TV Review: Half Man – 9/10

‘Nothing can come close to the damage that I’ve unleashed on myself…’

Baby Reindeer was a TV phenomenon upon release back in 2024 and it introduced writer and star Richard Gadd as an exciting new face on the televisual landscape. How the hell do you follow that? Well, in Gadd’s case, you double down on the confessional storytelling, the commentary on toxic masculinity and the nihilistic characters and hope that your audience comes along with you…

Half Man presents us with two men who meet as teenage boys when their mothers begin a relationship and then become intrinsically linked throughout the rest of their lives. Niall (Jamie Bell as an adult and Mitchell Robertson in flashback) is a timid but intelligent boy who is bullied by his peers and struggles to fit in. Ruben (Gadd and Stuart Campbell), his de facto step brother, is confident, assured and prone to violent outbursts. The two begin a toxic co-dependency that threatens to strangle the life out of both of them.

I must begin by talking about Ruben Pallister. Whether portrayed by Gadd or Campbell (both are superb), Ruben is a new byword for toxic masculinity. Protective and affectionate one minute and seething with rage the next, the fact that everyone has met a Ruben Pallister at some point in their lives points to Gadd’s ability to craft well drawn and familiar characters without resorting to cliche. Bell, a courageous performer who has plumbed these depths before, most notably in the Irvine Welsh adaptation Filth, matches Gadd every step of the way, and every scene they share crackles with barely repressed tension and unspoken menace. The violence, as in life, is sudden, sometimes seemingly unprovoked, and always shocking, but Half Man, for all its bombast, never feels like it is being shocking for the sake of it.

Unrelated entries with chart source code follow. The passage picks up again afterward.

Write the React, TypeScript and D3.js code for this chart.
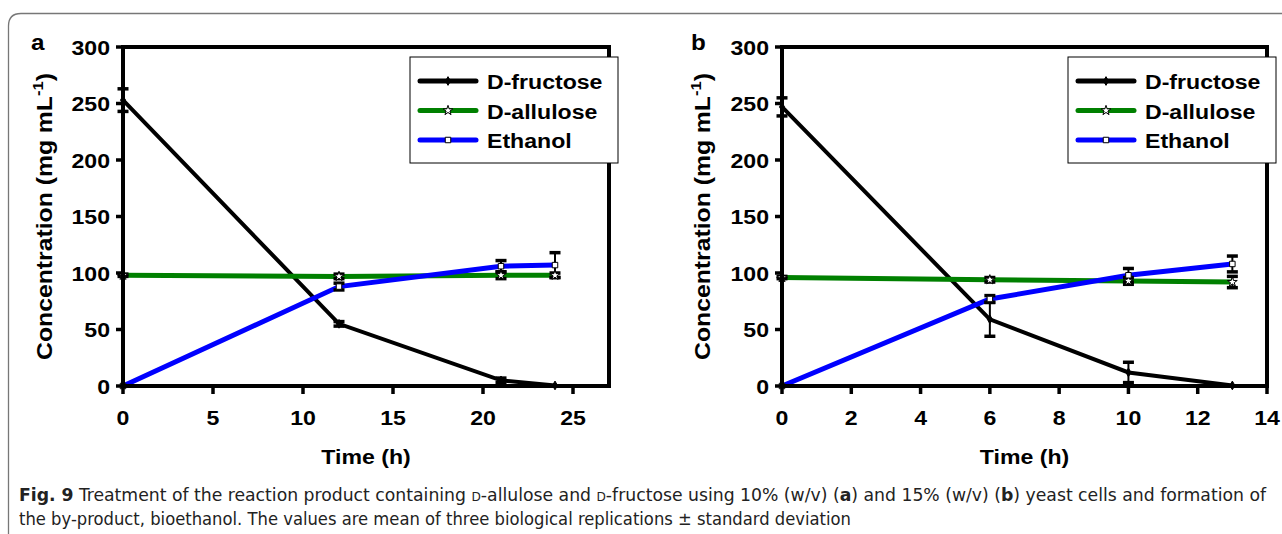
import React from 'react';
import * as d3 from 'd3';

// panel a: 10% (w/v) yeast cells
const timesA = [0, 12, 21, 24];
const fructoseA = [253, 55, 5, 0.5];
const fructoseErrA = [10, 2, 2, 0];
const alluloseA = [98, 97, 98, 98];
const alluloseErrA = [1, 2, 3, 2];
const ethanolA = [0, 88, 106, 107];
const ethanolErrA = [0, 3, 5, 11];

// panel b: 15% (w/v) yeast cells
const timesB = [0, 6, 10, 13];
const fructoseB = [247, 59, 12, 0.5];
const fructoseErrB = [8, 15, 9, 0];
const alluloseB = [96, 94, 93, 92];
const alluloseErrB = [1, 2, 3, 5];
const ethanolB = [0, 77, 98, 108];
const ethanolErrB = [0, 3, 6, 7];

const yTicks = [0, 50, 100, 150, 200, 250, 300];
const xTicksA = [0, 5, 10, 15, 20, 25];
const xTicksB = [0, 2, 4, 6, 8, 10, 12, 14];
const seriesNames = ['D-fructose', 'D-allulose', 'Ethanol'];
const seriesColors = ['#000000', '#008000', '#0000ff'];

const FONT = '"Liberation Sans", Arial, sans-serif';
const SX = 1.1;

const Txt = ({ x, y, size, anchor = 'start', rotate = false, children }: any) => {
  const tf = `translate(${x},${y})${rotate ? ' rotate(-90)' : ''} scale(${SX},1)`;
  return (
    <text transform={tf} fontSize={size} fontWeight="bold" fontFamily={FONT} textAnchor={anchor} fill="#000">
      {children}
    </text>
  );
};

const symbols = [
  { type: d3.symbolDiamond, size: 22, fill: '#000' },
  { type: d3.symbolStar, size: 30, fill: '#fff' },
  { type: d3.symbolSquare, size: 30, fill: '#fff' },
];

const Panel = (props: any) => {
  const { letter, x0, x1, xMax, xTicks, times, series, errs, legend, letterX, yLabelX } = props;
  const top = 47, bottom = 386;
  const x = d3.scaleLinear().domain([0, xMax]).range([x0, x1]);
  const y = d3.scaleLinear().domain([0, 300]).range([bottom, top]);
  const line = d3.line<number>().x((d, i) => x(times[i])).y(d => y(d));
  const widths = [4, 5, 5];

  return (
    <g>
      <Txt x={letterX} y={50} size={22}>{letter}</Txt>
      {/* series lines */}
      {series.map((s: number[], k: number) => (
        <path key={k} d={line(s) as string} fill="none" stroke={seriesColors[k]} strokeWidth={widths[k]} />
      ))}
      {/* error bars */}
      {series.map((s: number[], k: number) =>
        s.map((v, i) => {
          const e = errs[k][i];
          if (!e) return null;
          const cx = x(times[i]);
          return (
            <g key={`e${k}${i}`} stroke="#000" strokeWidth={2}>
              <line x1={cx} x2={cx} y1={y(v + e)} y2={y(v - e)} />
              <line x1={cx - 5.5} x2={cx + 5.5} y1={y(v + e)} y2={y(v + e)} strokeWidth={3.5} />
              <line x1={cx - 5.5} x2={cx + 5.5} y1={y(v - e)} y2={y(v - e)} strokeWidth={3.5} />
            </g>
          );
        })
      )}
      {/* markers */}
      {series.map((s: number[], k: number) =>
        s.map((v, i) => (
          <path key={`m${k}${i}`} transform={`translate(${x(times[i])},${y(v)})`}
            d={d3.symbol().type(symbols[k].type).size(symbols[k].size)() as string}
            fill={symbols[k].fill} stroke="#000" strokeWidth={1} />
        ))
      )}
      {/* frame */}
      <rect x={x0} y={top} width={x1 - x0} height={bottom - top} fill="none" stroke="#000" strokeWidth={4} />
      {/* y axis */}
      {yTicks.map(t => (
        <g key={`y${t}`}>
          <line x1={x0 - 7} x2={x0} y1={y(t)} y2={y(t)} stroke="#000" strokeWidth={3.5} />
          <Txt x={x0 - 13} y={y(t) + 7.5} size={21} anchor="end">{t}</Txt>
        </g>
      ))}
      {/* x axis */}
      {xTicks.map((t: number) => (
        <g key={`x${t}`}>
          <line x1={x(t)} x2={x(t)} y1={bottom} y2={bottom + 8} stroke="#000" strokeWidth={3.5} />
          <Txt x={x(t)} y={425} size={21} anchor="middle">{t}</Txt>
        </g>
      ))}
      <Txt x={(x0 + x1) / 2} y={464} size={21} anchor="middle">Time (h)</Txt>
      <Txt x={yLabelX} y={(top + bottom) / 2} size={22.5} anchor="middle" rotate>
        Concentration (mg mL<tspan fontSize={15} dy={-9}>-1</tspan><tspan dy={9}>)</tspan>
      </Txt>
      {/* legend */}
      <g>
        <rect x={legend.x} y={57} width={legend.w} height={106} fill="#fff" stroke="#000" strokeWidth={1} />
        {seriesNames.map((n, k) => {
          const ly = 81 + k * 29.5;
          return (
            <g key={n}>
              <line x1={legend.x + 10} x2={legend.x + 66} y1={ly} y2={ly} stroke={seriesColors[k]} strokeWidth={5} strokeLinecap="round" />
              <path transform={`translate(${legend.x + 38},${ly})`}
                d={d3.symbol().type(symbols[k].type).size(symbols[k].size)() as string}
                fill={symbols[k].fill} stroke="#000" strokeWidth={1} />
              <Txt x={legend.x + 77} y={ly + 8} size={21}>{n}</Txt>
            </g>
          );
        })}
      </g>
    </g>
  );
};

export default function App() {
  const capFont = '"Liberation Sans Narrow", "DejaVu Sans Condensed", "Liberation Sans", sans-serif';
  return (
    <svg width={1282} height={534} style={{ position: 'absolute', left: 0, top: 0, background: '#fff' }}>
      <path d="M8.5,534 L8.5,26 Q8.5,13.5 21,13.5 L1282,13.5" fill="none" stroke="#777" strokeWidth={1.3} />
      <Panel letter="a" letterX={31} x0={123} x1={609} xMax={27} xTicks={xTicksA} times={timesA}
        series={[fructoseA, alluloseA, ethanolA]} errs={[fructoseErrA, alluloseErrA, ethanolErrA]}
        legend={{ x: 410, w: 208 }} yLabelX={52} />
      <Panel letter="b" letterX={691} x0={782} x1={1267} xMax={14} xTicks={xTicksB} times={timesB}
        series={[fructoseB, alluloseB, ethanolB]} errs={[fructoseErrB, alluloseErrB, ethanolErrB]}
        legend={{ x: 1068, w: 208 }} yLabelX={710} />
      <text x={19} y={501} fontSize={17} fontFamily={capFont} fill="#222" textLength={1247} lengthAdjust="spacingAndGlyphs">
        <tspan fontWeight="bold">Fig. 9</tspan> Treatment of the reaction product containing <tspan fontSize={12}>D</tspan>-allulose and <tspan fontSize={12}>D</tspan>-fructose using 10% (w/v) (<tspan fontWeight="bold">a</tspan>) and 15% (w/v) (<tspan fontWeight="bold">b</tspan>) yeast cells and formation of
      </text>
      <text x={19} y={525} fontSize={17} fontFamily={capFont} fill="#222" textLength={832} lengthAdjust="spacingAndGlyphs">
        the by-product, bioethanol. The values are mean of three biological replications ± standard deviation
      </text>
    </svg>
  );
}
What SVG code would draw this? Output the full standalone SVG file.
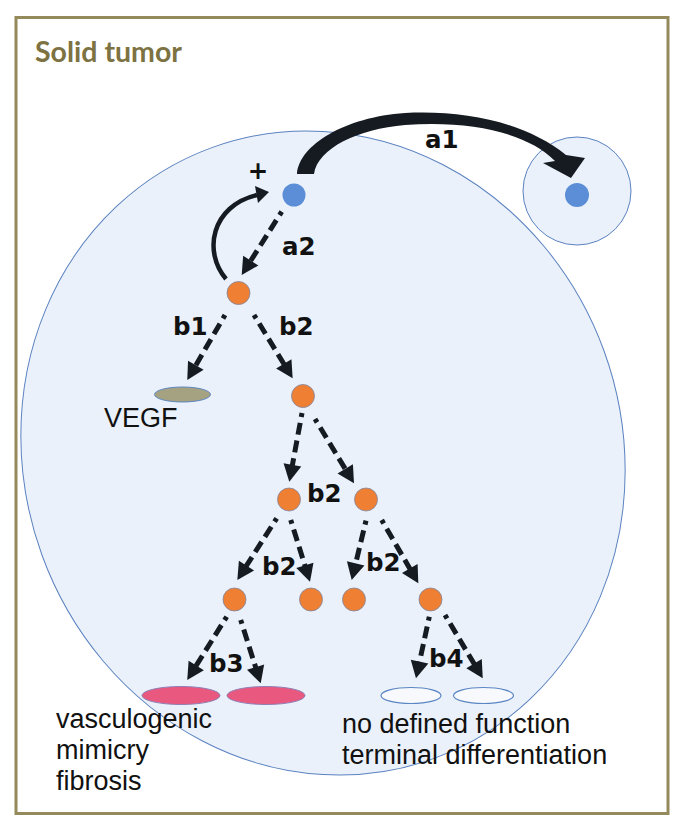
<svg xmlns="http://www.w3.org/2000/svg" width="685" height="832" viewBox="0 0 685 832">
<style>
.lbl{font-family:"DejaVu Sans",sans-serif;font-weight:bold;font-size:24.5px;fill:#111}
.txt{font-family:"Liberation Sans",Arial,sans-serif;font-size:27px;fill:#111}
.on{fill:#ee7f33;stroke:#7d88a6;stroke-width:0.8}
.bn{fill:#5b8ed6}
.dash{fill:none;stroke:#161b22;stroke-width:5;stroke-dasharray:12 6;stroke-dashoffset:8;marker-end:url(#ah)}
</style>
<defs>
<marker id="ah" markerUnits="userSpaceOnUse" markerWidth="17" markerHeight="18" refX="5" refY="9" orient="auto" overflow="visible">
<path d="M0,0 L17,9 L0,18 Z" fill="#161b22"/>
</marker>
</defs>
<rect x="0" y="0" width="685" height="832" fill="#fff"/>
<rect id="frame" x="16" y="17.5" width="652" height="796" fill="#fff" stroke="#958a5c" stroke-width="3"/>
<text x="35" y="62" font-family="Lato,'Open Sans',sans-serif" font-weight="bold" font-size="28.5" fill="#7d7242">Solid tumor</text>
<g id="tumor">
<ellipse cx="0" cy="0" rx="299" ry="325" transform="translate(323,453) rotate(-20)" fill="#eaf1fa" stroke="#5b82c0" stroke-width="1"/>
</g>
<g id="satellite">
<circle cx="577" cy="191" r="54" fill="#eaf1fa" stroke="#5b82c0" stroke-width="1"/>
</g>
<g id="connectors">
<path d="M297,174 C299,145 345,117 405,113 C465,110 525,122 566,155 L585,158 L571,178 L543,163 L555,161 C528,133 470,120 405,125 C358,129 318,148 314,174 Z" fill="#161b22"/>
<path d="M226,279 C203,252 211,206 257,195" fill="none" stroke="#161b22" stroke-width="4.5"/>
<path d="M255,186 L269,192 L258,203 Z" fill="#161b22"/>
<path class="dash" d="M281.7,211.7 L248.1,264.9"/>
<path class="dash" d="M225,315 L193.3,369.6"/>
<path class="dash" d="M254,315 L286.4,368.1"/>
<path class="dash" d="M302,413 L291.5,469.9"/>
<path class="dash" d="M315,419 L347.8,473.1"/>
<path class="dash" d="M276.7,518.3 L243.8,569.9"/>
<path class="dash" d="M290.7,520 L306.4,570.2"/>
<path class="dash" d="M366,520.7 L354.5,568.3"/>
<path class="dash" d="M381.7,520 L412.3,572.9"/>
<path class="dash" d="M226.7,616.7 L193.6,669.8"/>
<path class="dash" d="M240.7,620 L257.1,671.9"/>
<path class="dash" d="M429.3,616.7 L418.5,666.6"/>
<path class="dash" d="M445,615 L476.6,668"/>
</g>
<g id="stem"><circle class="bn" cx="294" cy="195" r="11.5"/></g>
<g id="metastasis"><circle class="bn" cx="577" cy="195" r="12"/></g>
<g id="n1"><circle class="on" cx="238.5" cy="293" r="11.5"/></g>
<g id="n2"><circle class="on" cx="303" cy="396" r="11.5"/></g>
<g id="n3"><circle class="on" cx="289" cy="499.5" r="11.5"/></g>
<g id="n4"><circle class="on" cx="366" cy="499.5" r="11.5"/></g>
<g id="n5"><circle class="on" cx="234.5" cy="599.5" r="11.5"/></g>
<g id="n6"><circle class="on" cx="311" cy="599.5" r="11.5"/></g>
<g id="n7"><circle class="on" cx="354" cy="599.5" r="11.5"/></g>
<g id="n8"><circle class="on" cx="430.5" cy="599.5" r="11.5"/></g>
<g id="vegf">
<ellipse cx="182.5" cy="394.5" rx="28" ry="7.5" fill="#a5a282" stroke="#5f86bf" stroke-width="1"/>
<text class="txt" x="104" y="427">VEGF</text>
</g>
<g id="pink1"><ellipse cx="181" cy="695.5" rx="39" ry="9" fill="#e9587f" stroke="#8f7fb5" stroke-width="1"/></g>
<g id="pink2"><ellipse cx="266" cy="695.5" rx="39" ry="9" fill="#e9587f" stroke="#8f7fb5" stroke-width="1"/></g>
<g id="white1"><ellipse cx="411" cy="695.5" rx="30" ry="8" fill="#f7f9fc" stroke="#5b86c4" stroke-width="1.2"/></g>
<g id="white2"><ellipse cx="483.5" cy="695.5" rx="30" ry="8" fill="#f7f9fc" stroke="#5b86c4" stroke-width="1.2"/></g>
<g id="labels">
<text class="lbl" x="425" y="148">a1</text>
<text class="lbl" x="282" y="255">a2</text>
<text class="lbl" x="258" y="179" text-anchor="middle" font-size="20">+</text>
<text class="lbl" x="173" y="335">b1</text>
<text class="lbl" x="279" y="335">b2</text>
<text class="lbl" x="307" y="502">b2</text>
<text class="lbl" x="262" y="575">b2</text>
<text class="lbl" x="366" y="571">b2</text>
<text class="lbl" x="209" y="672">b3</text>
<text class="lbl" x="429" y="667">b4</text>
</g>
<g id="outcomes">
<text class="txt" x="56" y="728">vasculogenic</text>
<text class="txt" x="56" y="759">mimicry</text>
<text class="txt" x="56" y="790">fibrosis</text>
<text class="txt" x="342" y="733">no defined function</text>
<text class="txt" x="342" y="764">terminal differentiation</text>
</g>
</svg>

Some will find Gadd’s sophomore effort simply too much to stomach, and I’ll admit that the constant gloom that pervades these six episodes does become a little repetitive, but his insistence on making all of his characters morally ambiguous, coupled with his flair for storytelling and ability to write compelling dialogue ensures that Half Man is almost as good as its predecessor. Hard hitting doesn’t even begin to cover it.